Cultural Histories of Hares

Chloe dedicates much of her memoir to the various cultural histories she reads about hares, and those cultural histories become an important motif. Initially her inquiry into hares is part of an attempt to learn how to care for the creatures. Because hares were never domesticated and few people have experience caring for them, she mostly finds accounts of how to cook or hunt hares. When she digs deeper, however, she finds a wealth of material written by people who are fascinated by the species. An intellectual and researcher by trade, Chloe immerses herself in these histories. She finds that there are conflicting views of hares across cultures, and that there is much misunderstanding and misinformation. She also learns more about the way that humans have impacted hare populations and begins to think more critically about human-animal interactions more broadly. Chloe’s research into the cultural history of hares helps her to engage with Humanity’s Changing Relationship With Nature. The reading that she does leads her to the conclusion that humans harm hare populations in part because of a lack of real, meaningful knowledge about them. She argues that people would better understand hares and damage their habitats less if they truly understood them. The same claim can be extended to many animal species. Chloe’s conservation ethic is ultimately rooted in understanding and appreciation, and she develops an appreciation for hares as well as a desire to understand them in part through the reading she does into their history in Eurasia.

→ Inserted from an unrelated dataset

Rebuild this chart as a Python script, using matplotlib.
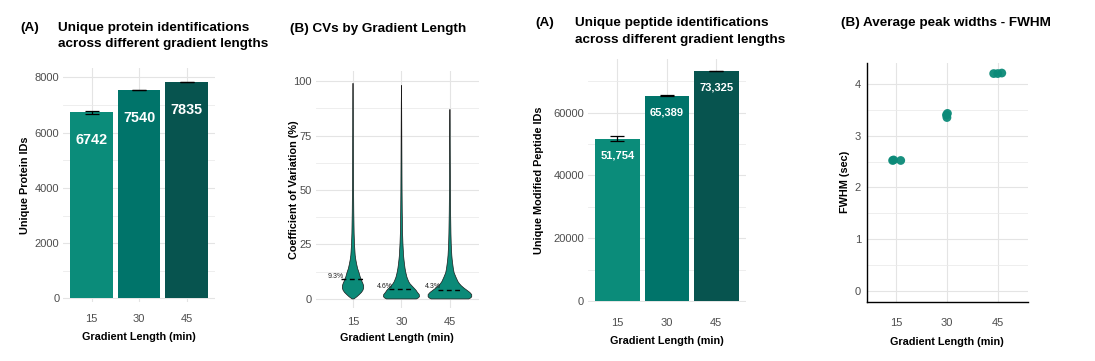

Industrialized Agricultural Equipment

Industrialized equipment, in particular the potato harvester, becomes a symbol of the damage that humans have done not only to hare populations but also to other wild species. As such, the symbol helps Chloe to explore Humanity’s Changing Relationship With Nature. As part of her research, Chloe learns that hare populations have declined more sharply since the advent of industrialized agriculture than at any other point in history. Although humans have always hunted hares and in some places even hunted them to the brink of local extinction, hares were able to bounce back. Agriculture threatens hares because it encroaches onto their habitat, but also because industrialized agricultural equipment is able to plow fields at a fast pace. Machines like harvesters mow down everything in their path, even animals. Chloe sees first-hand the damage that these machines cause after the potato harvest. Walking through the fields after the harvester has cut them, she finds countless dead hares and other small creatures. She reflects that conservation efforts tend to focus on large, charismatic animals but ignore small species like the hare. Seeing the death and destruction in the fields near her home, she comes to the conclusion that conservation should also focus on species that come into greater contact with humans, the species that still live near human farms and settlements after humans have partially moved into their territories. Although Chloe spends much of the memoir ruminating on the way that humans have impacted hares across the centuries, it is during her walk after the harvest, in the penultimate chapter, that her conservation ethic truly takes shape.